It says something about a press conference’s news value when the biggest revelation is the fact it’s Craig Bellamy’s birthday today. Melbourne’s master is about to coach a 10th NRL grand final, and the host wanted to know if the prospect gets more or less stressful over time.
“I don’t really think too much about that,” Bellamy began. “Actually, it’s my birthday today. I’m 66, so I can’t remember what I did yesterday sometimes. So to remember our last grand final … yeah, I haven’t got many thoughts on that at all.”
At least none he was willing to share with the media and few hundred members of the public listening in. Grand final week is always stuffed full of events both teams must pick their way through just to get to Sunday night, let alone actually play for the premiership.
Thursday’s festivities marked a similar exercise in survival. A case of ‘you got through the Dally M Medal ceremony and the various media days, now onwards and upwards to the confected drama of the NRL Fan Fest’. Where all those bucket loads of “bad blood” can be spilled under Sydney’s sun and skyscrapers (but in a child-friendly manner because it’s the school holidays).
Melbourne and Penrith didn’t even need to bring the real thing to the Overseas Passenger Terminal at Circular Quay – the organisers of the joint presentation had it pre-manufactured and ready to go. Because nothing screams bad blood like a boxing weigh-in-style standoff to a backdrop resembling a local fete.
Kids with cardboard cut-outs hovered in groups with adult chaperones as each opposing set of Panthers and Storm players was introduced, stepped up from opposite sides of the stage and stared each other down, the Provan-Summons Trophy glistening enticingly between them.
There were cheers – the heartiest were reserved for Nathan Cleary and Jarome Luai – and boos at the ready to greet freshly minted Dally M player of the year Jahrome Hughes and Liam Martin’s nemesis-turned-best bro Cameron Munster, who was in quick-witted form.
“Are you ready to fire on Sunday?” the host asked Munster.
“I haven’t fired all year, so I’m due,” he replied.
“What’s your preparation like?” she prodded further.
“Usually a banana and yoghurt in the morning,” he said.
Like Munster’s choice of breakfast, the event was wholesome and nourishing.
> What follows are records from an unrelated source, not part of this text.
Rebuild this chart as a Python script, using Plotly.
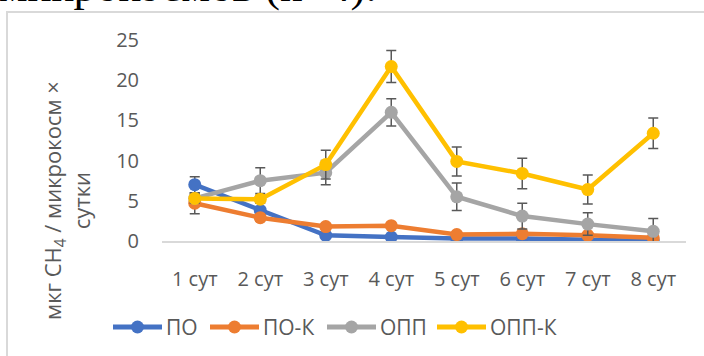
import plotly.graph_objects as go

# Days of observation
days = ["1 сут", "2 сут", "3 сут", "4 сут", "5 сут", "6 сут", "7 сут", "8 сут"]

# Methane emission, мкг CH4 / микрокосм × сутки (mean and error)
po = [7.0, 3.8, 0.7, 0.5, 0.3, 0.3, 0.2, 0.0]
po_err = [1.0, 0.4, 0.3, 0.2, 0.2, 0.2, 0.2, 0.2]

po_k = [4.7, 2.9, 1.8, 1.9, 0.8, 0.9, 0.7, 0.4]
po_k_err = [1.3, 0.4, 0.3, 0.3, 0.3, 0.3, 0.3, 0.3]

opp = [5.3, 7.5, 8.5, 16.0, 5.5, 3.1, 2.1, 1.2]
opp_err = [0.6, 1.6, 1.5, 1.7, 1.7, 1.6, 1.4, 1.6]

opp_k = [5.3, 5.2, 9.5, 21.7, 9.9, 8.4, 6.4, 13.4]
opp_k_err = [0.5, 0.5, 1.8, 2.0, 1.8, 1.9, 1.8, 1.9]

series_names = ["ПО", "ПО-К", "ОПП", "ОПП-К"]
series_values = [po, po_k, opp, opp_k]
series_errors = [po_err, po_k_err, opp_err, opp_k_err]
series_colors = ["#4472C4", "#ED7D31", "#A5A5A5", "#FFC000"]

FONT = "Open Sans"
GREY_TXT = "#595959"

W, H = 704, 356
ML, MR, MT, MB = 162, 18, 40, 115
PW, PH = W - ML - MR, H - MT - MB


def px_x(px):
    return (px - ML) / PW


def px_y(py):
    return (H - MB - py) / PH


fig = go.Figure()
for name, vals, err, color in zip(series_names, series_values,
                                  series_errors, series_colors):
    fig.add_trace(go.Scatter(
        x=days, y=vals, name=name, mode="lines+markers",
        line=dict(color=color, width=4.5),
        marker=dict(color=color, size=13),
        error_y=dict(type="data", array=err, visible=True,
                     color="#595959", thickness=1.5, width=5),
        showlegend=False,
    ))

# Legend row: long line sample with a round marker, then the series name
legend_starts = [113, 210, 327, 437]
legend_y = px_y(327)
shapes = [dict(
    type="rect", xref="paper", yref="paper", layer="below",
    x0=px_x(7), x1=px_x(720), y0=px_y(370), y1=px_y(12),
    line=dict(color="#d9d9d9", width=2), fillcolor="rgba(0,0,0,0)",
)]
annotations = []
for name, color, x0 in zip(series_names, series_colors, legend_starts):
    shapes.append(dict(type="line", xref="paper", yref="paper",
                       x0=px_x(x0), x1=px_x(x0 + 49), y0=legend_y, y1=legend_y,
                       line=dict(color=color, width=5)))
    cx = x0 + 24.5
    shapes.append(dict(type="circle", xref="paper", yref="paper",
                       x0=px_x(cx - 6.5), x1=px_x(cx + 6.5),
                       y0=px_y(327 + 6.5), y1=px_y(327 - 6.5),
                       fillcolor=color, line=dict(color=color, width=0)))
    annotations.append(dict(text=name, xref="paper", yref="paper",
                            x=px_x(x0 + 51), y=legend_y,
                            xanchor="left", yanchor="middle", showarrow=False,
                            font=dict(family=FONT, size=21, color=GREY_TXT)))

annotations += [
    dict(text="мкг CH<sub>4</sub> / микрокосм ×<br>сутки",
         xref="paper", yref="paper", x=px_x(66), y=px_y(201),
         xanchor="center", yanchor="middle", textangle=-90,
         showarrow=False,
         font=dict(family=FONT, size=22, color=GREY_TXT)),
    dict(text="микрокосмов (n=4).",
         xref="paper", yref="paper", x=px_x(-3), y=px_y(13),
         xanchor="left", yanchor="bottom", showarrow=False,
         font=dict(family="Liberation Serif", size=45, color="black")),
]

fig.update_layout(
    width=W, height=H,
    margin=dict(l=ML, r=MR, t=MT, b=MB),
    paper_bgcolor="white", plot_bgcolor="white",
    font=dict(family=FONT, size=20, color=GREY_TXT),
    showlegend=False,
    xaxis=dict(
        type="category", range=[-0.5, 7.5],
        showline=True, linecolor="#d9d9d9", linewidth=1.5,
        showgrid=False, zeroline=False,
        ticks="outside", ticklen=19, tickcolor="rgba(0,0,0,0)",
        tickfont=dict(family=FONT, size=20, color=GREY_TXT),
    ),
    yaxis=dict(
        range=[0, 25], dtick=5, tick0=0,
        showline=False, showgrid=False, zeroline=False,
        ticks="outside", ticklen=18, tickcolor="rgba(0,0,0,0)",
        tickfont=dict(family=FONT, size=20, color=GREY_TXT),
    ),
    shapes=shapes,
    annotations=annotations,
)

fig.write_html("out.html")
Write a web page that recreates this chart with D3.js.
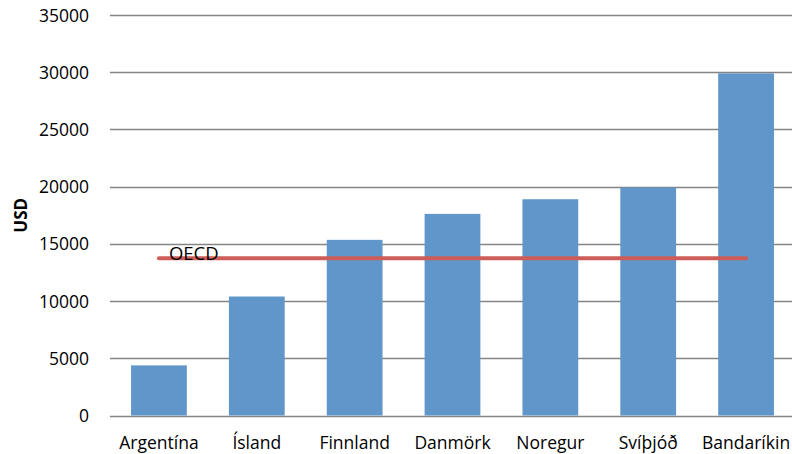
<!DOCTYPE html>
<html><head><meta charset="utf-8">
<script src="https://cdn.jsdelivr.net/npm/d3@7"></script>
<style>html,body{margin:0;padding:0;background:#fff;}svg{display:block;}</style>
</head><body>
<svg id="c" width="792" height="454"></svg>
<script>
const categories = ["Argentína","Ísland","Finnland","Danmörk","Noregur","Svíþjóð","Bandaríkin"];
const values = [4380, 10400, 15350, 17620, 18900, 19920, 29900];
const oecdValue = 13750;
const oecdLabel = "OECD";
const yTicks = [0,5000,10000,15000,20000,25000,30000,35000];
const yTitle = "USD";

(function(){
const svg = d3.select("#c");
const font = "'Open Sans', sans-serif";
const mLeft = 110, mRight = 795, mTop = 15, mBottom = 415.5;

const x = d3.scaleBand().domain(categories).range([mLeft, mRight]).paddingInner(0.43).paddingOuter(0.215);
const y = d3.scaleLinear().domain([0, 35000]).range([mBottom, mTop]);

// gridlines
svg.append("g").selectAll("line").data(yTicks).join("line")
  .attr("x1", mLeft).attr("x2", 792)
  .attr("y1", d => Math.round(y(d)) + 0.5).attr("y2", d => Math.round(y(d)) + 0.5)
  .attr("stroke", "#858585").attr("stroke-width", 1.3);

// y axis labels
const yAxis = d3.axisLeft(y).tickValues(yTicks).tickSize(0).tickPadding(0).tickFormat(d3.format("d"));
const ga = svg.append("g").attr("transform", `translate(89,0)`).call(yAxis);
ga.select(".domain").remove();
ga.selectAll("text").attr("font-family", font).attr("font-size", 17.5).attr("fill", "#000").attr("dy", "0.35em");

// bars
svg.append("g").selectAll("rect").data(values).join("rect")
  .attr("x", (d,i) => x(categories[i]))
  .attr("width", x.bandwidth())
  .attr("y", d => y(d))
  .attr("height", d => y(0) - y(d))
  .attr("fill", "#6096C9");

// x labels
const xAxis = d3.axisBottom(x).tickSize(0).tickPadding(0);
const gx = svg.append("g").attr("transform", `translate(0,${mBottom})`).call(xAxis);
gx.select(".domain").remove();
gx.selectAll("text").attr("font-family", font).attr("font-size", 17.5).attr("fill", "#000")
  .attr("dy", null).attr("y", 33.5);

// OECD line
const cx = c => x(c) + x.bandwidth()/2;
const lineData = categories.map(c => [cx(c), y(oecdValue)]);
svg.append("path").attr("d", d3.line()(lineData))
  .attr("fill", "none").attr("stroke", "#CD5D58").attr("stroke-width", 4).attr("stroke-linecap", "round");

svg.append("text").attr("x", cx(categories[0]) + 10).attr("y", y(oecdValue) + 2)
  .attr("font-family", font).attr("font-size", 18.5).attr("fill", "#000").text(oecdLabel);

// y title
svg.append("text").attr("transform", `translate(27,${(mTop+mBottom)/2}) rotate(-90)`)
  .attr("text-anchor", "middle").attr("font-family", font).attr("font-weight", "bold")
  .attr("font-size", 17).attr("fill", "#000").text(yTitle);
})();
</script>
</body></html>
Reece Walsh wasn’t even there to sledge a teenage fan this time.
Then came the transition to official pre-match press conference mode – 15 minutes of doof-doof music while families sat on the pavement and ate their pre-packed lunches. Two tables were brought onto the stage, and up went Bellamy, Harry Grant, Ryan Papenhuyzen and Josh King to sit at one and Ivan Cleary, Nathan Cleary, Isaah Yeo and Luai at the other.
Eight guys sitting side by side, squinting into the sun, straight-batting questions until they would be released for some downtime before training that afternoon.
Nathan Cleary had the right idea, simply repeating it’s “feeling really good” to every enquiry about the status of his shoulder, and remaining otherwise motionless. Still, having him and Josh King in the same place at the same time was an opportunity not to be missed. King laid the round-24 tackle that aggravated the injury and sidelined the star halfback for the final three weeks of the regular season.
Was Cleary extra still when King was asked about the nature of that tackle – a reported sore point for Penrith? And did the corner of his mouth just twitch a little when King insisted “I certainly wasn’t trying to do any wrestling moves or anything like that”? Is there a body language expert in the house?
That non-reaction was all we had, because Cleary answered the follow-up question as if the tackle had never been a talking point to begin with. “Honestly, I didn’t even think of it at the time,” he said. “It was just one of those unlucky positions. It’s just an injury. It was unfortunate. A lot of things have to happen and it’s a contact sport, so I don’t even think about it like that.”
The only person to rival Cleary’s interstate diplomacy was his father, when asked if he could see a world in which he could juggle his Panthers coaching commitments with those of the just-vacated NSW State of Origin job. Ivan appeared flummoxed, as if his name has not been doing the rounds since Michael Maguire was appointed by the Brisbane Broncos, and then delivered the clincher: “Was that [question] for me?”
In the end, Bellamy answered it by warning he would never again try to do both at once and the Blues “need someone independent of coaching in the NRL”. Then he finished the show with another bit of breaking news and an unintended morsel of comic timing.
Did he plan to continue coaching past his 70th birthday, or did Jahrome Hughes have it right when he predicted such stretched longevity would risk him suffering a mid-match heart attack in the box? “I’m not quite sure how long the fire’s going to burn, but at the end of the day I don’t think I’ll see 70,” he said, before a long pause and then a clarification. “In footy, I mean.”